GIVEN DATA
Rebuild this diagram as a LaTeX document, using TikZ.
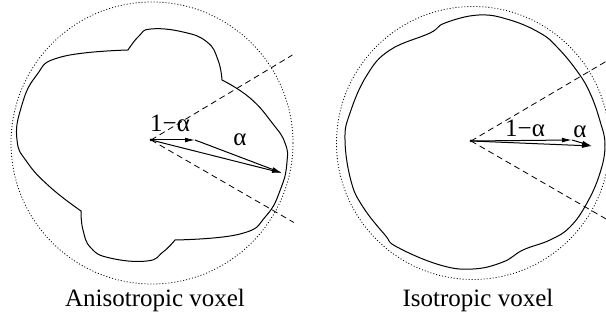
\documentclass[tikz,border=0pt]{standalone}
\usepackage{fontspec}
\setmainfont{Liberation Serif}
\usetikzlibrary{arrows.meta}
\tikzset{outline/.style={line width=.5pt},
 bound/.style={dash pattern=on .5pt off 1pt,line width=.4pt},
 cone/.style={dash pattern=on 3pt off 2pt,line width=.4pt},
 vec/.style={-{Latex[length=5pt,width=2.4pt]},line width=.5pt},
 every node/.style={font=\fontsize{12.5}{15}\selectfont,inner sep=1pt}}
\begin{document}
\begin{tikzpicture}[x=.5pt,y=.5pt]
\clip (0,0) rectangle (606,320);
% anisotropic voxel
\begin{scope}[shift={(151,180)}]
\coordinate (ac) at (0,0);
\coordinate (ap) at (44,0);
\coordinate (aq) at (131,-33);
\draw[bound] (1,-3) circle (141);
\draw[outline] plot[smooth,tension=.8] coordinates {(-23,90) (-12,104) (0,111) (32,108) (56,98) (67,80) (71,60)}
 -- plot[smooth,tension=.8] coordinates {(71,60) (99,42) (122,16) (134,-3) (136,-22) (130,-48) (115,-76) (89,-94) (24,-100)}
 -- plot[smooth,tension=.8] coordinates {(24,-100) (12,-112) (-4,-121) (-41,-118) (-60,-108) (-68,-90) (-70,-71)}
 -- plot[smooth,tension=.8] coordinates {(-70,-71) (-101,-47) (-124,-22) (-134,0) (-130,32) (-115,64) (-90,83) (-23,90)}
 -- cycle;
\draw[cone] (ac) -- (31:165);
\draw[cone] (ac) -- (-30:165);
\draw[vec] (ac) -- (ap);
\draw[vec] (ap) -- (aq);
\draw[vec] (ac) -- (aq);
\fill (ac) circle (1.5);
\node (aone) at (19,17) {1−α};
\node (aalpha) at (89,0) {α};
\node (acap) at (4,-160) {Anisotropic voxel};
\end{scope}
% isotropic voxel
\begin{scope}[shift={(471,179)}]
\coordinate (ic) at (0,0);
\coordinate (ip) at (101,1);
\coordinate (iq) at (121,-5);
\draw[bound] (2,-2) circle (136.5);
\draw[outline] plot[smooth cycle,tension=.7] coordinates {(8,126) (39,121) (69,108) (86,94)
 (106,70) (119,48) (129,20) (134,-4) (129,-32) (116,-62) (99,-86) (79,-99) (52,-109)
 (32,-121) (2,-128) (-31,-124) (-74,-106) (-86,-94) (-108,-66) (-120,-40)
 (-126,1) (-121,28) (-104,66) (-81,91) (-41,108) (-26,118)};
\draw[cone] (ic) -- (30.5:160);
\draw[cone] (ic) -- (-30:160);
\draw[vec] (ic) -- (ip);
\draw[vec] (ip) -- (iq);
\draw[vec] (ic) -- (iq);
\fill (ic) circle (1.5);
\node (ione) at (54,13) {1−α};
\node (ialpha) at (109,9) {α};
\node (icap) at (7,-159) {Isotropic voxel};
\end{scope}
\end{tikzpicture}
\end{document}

EXERCISE GOAL
Retype the data above exactly; pictures are not part of the copy.

TASK ANSWER
Rebuild this diagram as a LaTeX document, using TikZ.
\documentclass[tikz,border=0pt]{standalone}
\usepackage{fontspec}
\setmainfont{Liberation Serif}
\usetikzlibrary{arrows.meta}
\tikzset{outline/.style={line width=.5pt},
 bound/.style={dash pattern=on .5pt off 1pt,line width=.4pt},
 cone/.style={dash pattern=on 3pt off 2pt,line width=.4pt},
 vec/.style={-{Latex[length=5pt,width=2.4pt]},line width=.5pt},
 every node/.style={font=\fontsize{12.5}{15}\selectfont,inner sep=1pt}}
\begin{document}
\begin{tikzpicture}[x=.5pt,y=.5pt]
\clip (0,0) rectangle (606,320);
% anisotropic voxel
\begin{scope}[shift={(151,180)}]
\coordinate (ac) at (0,0);
\coordinate (ap) at (44,0);
\coordinate (aq) at (131,-33);
\draw[bound] (1,-3) circle (141);
\draw[outline] plot[smooth,tension=.8] coordinates {(-23,90) (-12,104) (0,111) (32,108) (56,98) (67,80) (71,60)}
 -- plot[smooth,tension=.8] coordinates {(71,60) (99,42) (122,16) (134,-3) (136,-22) (130,-48) (115,-76) (89,-94) (24,-100)}
 -- plot[smooth,tension=.8] coordinates {(24,-100) (12,-112) (-4,-121) (-41,-118) (-60,-108) (-68,-90) (-70,-71)}
 -- plot[smooth,tension=.8] coordinates {(-70,-71) (-101,-47) (-124,-22) (-134,0) (-130,32) (-115,64) (-90,83) (-23,90)}
 -- cycle;
\draw[cone] (ac) -- (31:165);
\draw[cone] (ac) -- (-30:165);
\draw[vec] (ac) -- (ap);
\draw[vec] (ap) -- (aq);
\draw[vec] (ac) -- (aq);
\fill (ac) circle (1.5);
\node (aone) at (19,17) {1−α};
\node (aalpha) at (89,0) {α};
\node (acap) at (4,-160) {Anisotropic voxel};
\end{scope}
% isotropic voxel
\begin{scope}[shift={(471,179)}]
\coordinate (ic) at (0,0);
\coordinate (ip) at (101,1);
\coordinate (iq) at (121,-5);
\draw[bound] (2,-2) circle (136.5);
\draw[outline] plot[smooth cycle,tension=.7] coordinates {(8,126) (39,121) (69,108) (86,94)
 (106,70) (119,48) (129,20) (134,-4) (129,-32) (116,-62) (99,-86) (79,-99) (52,-109)
 (32,-121) (2,-128) (-31,-124) (-74,-106) (-86,-94) (-108,-66) (-120,-40)
 (-126,1) (-121,28) (-104,66) (-81,91) (-41,108) (-26,118)};
\draw[cone] (ic) -- (30.5:160);
\draw[cone] (ic) -- (-30:160);
\draw[vec] (ic) -- (ip);
\draw[vec] (ip) -- (iq);
\draw[vec] (ic) -- (iq);
\fill (ic) circle (1.5);
\node (ione) at (54,13) {1−α};
\node (ialpha) at (109,9) {α};
\node (icap) at (7,-159) {Isotropic voxel};
\end{scope}
\end{tikzpicture}
\end{document}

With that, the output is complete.